No, that isn't the way you correct for small sample normal approximation of the binomial. The correction is applied with respect to the fact that a sum of discrete probability masses doesn't behave the same as an integral of a continuous probability density.

For a simple example, suppose $X$ is discrete and $Y$ is a continuous approximation of $X$. The statement $\Pr[X = 2]$, assuming that $X$ can actually take on the value $2$ with some nonzero probability, is meaningful, but $\Pr[Y = 2] = 0$ because $Y$ is continuous. So, a naive approximation would be to say something like $$\Pr[X = 2] \approx \Pr[1.5 < Y \le 2.5].$$ We don't have to use $\pm 0.5$, of course, but it is one way to do such a continuity correction. It is worthwhile to note that such correction is completely independent of any parameters of the distributions themselves.

So, for the normal approximation to the binomial, let's try an example. Suppose $X \sim \operatorname{Binomial}(n = 53, p = 0.61)$. We wish to approximate this using a suitable normal distribution so that we may calculate $$\Pr[11 \le X < 35].$$ To this end, let $$Y \sim \operatorname{Normal}(\mu = np = 32.33, \sigma^2 = np(1-p) = 12.6087).$$ Then we have $$\begin{align*} \Pr[11 \le X < 35] &\approx \Pr[10.5 \le Y \le 34.5] \\ &= \Pr\left[\frac{10.5-32.33}{\sqrt{12.6087}} \le \frac{Y - \mu}{\sigma} \le \frac{34.5-32.33}{\sqrt{12.6087}} \right] \\ &= [-6.14778 \le Z \le 0.611117] \\ &= 0.729439 - 3.92865 \times 10^{-10} = 0.729439. \end{align*}$$ Take note of the direction of the correction: if $X$ includes the probability mass at one endpoint (here, $X = 11$ is included), the correction is adjusted to include the half-integer interval beyond it; if $X$ does not include the endpoint ($X = 35$ is not included), then the correction is adjusted to exclude the half-integer interval up to that value.

Without correction, the probability we would have obtained is $0.773953$. The exact probability, computed by summing $$\Pr[11 \le X < 35] = \sum_{x=11}^{34} \binom{53}{x} (0.61)^x (0.39)^{53-x} = 0.727048.$$ So as you can see, the continuity correction that was applied gives a far superior result.

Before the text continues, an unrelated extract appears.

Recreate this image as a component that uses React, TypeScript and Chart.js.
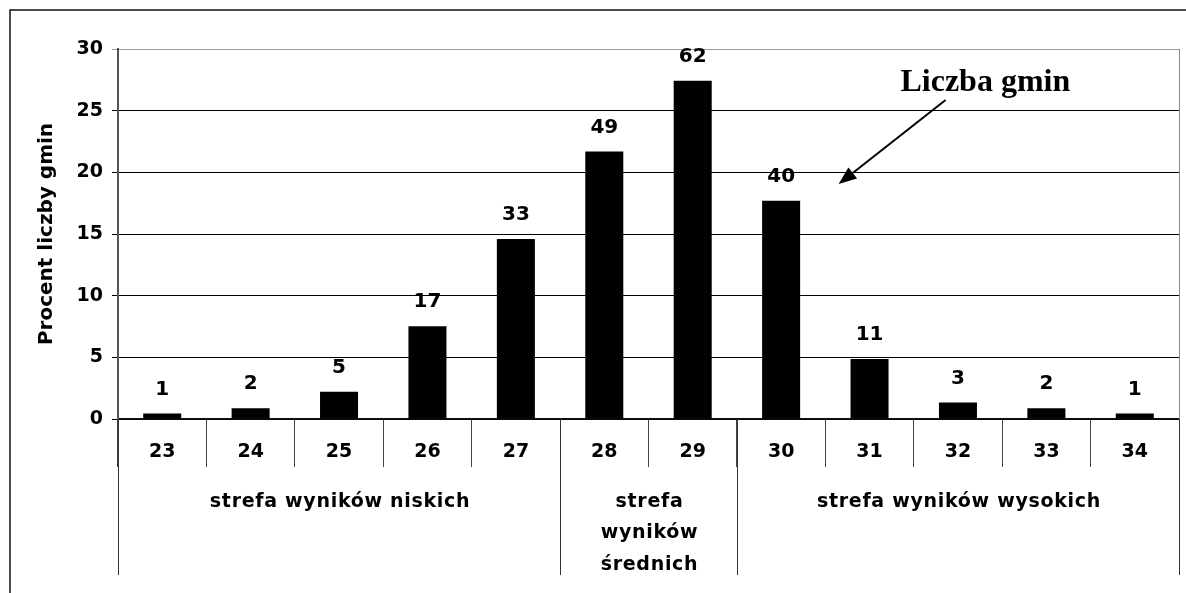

Could you conceivably derive an adjustment to the normal mean and variance that performs as well as this method of correction? I strongly doubt it, for it would need to take into account whether you mean $$\Pr[\ell < X < u], \quad \Pr[\ell \le X < u], \quad \Pr[\ell < X \le u], \quad \Pr[\ell \le X \le u],$$ not to mention the values of $\ell$ and $u$ themselves in relation to the parameters $n$ and $p$. And even if it could be done, it is likely to be a more complicated algorithm to apply than what we have shown here.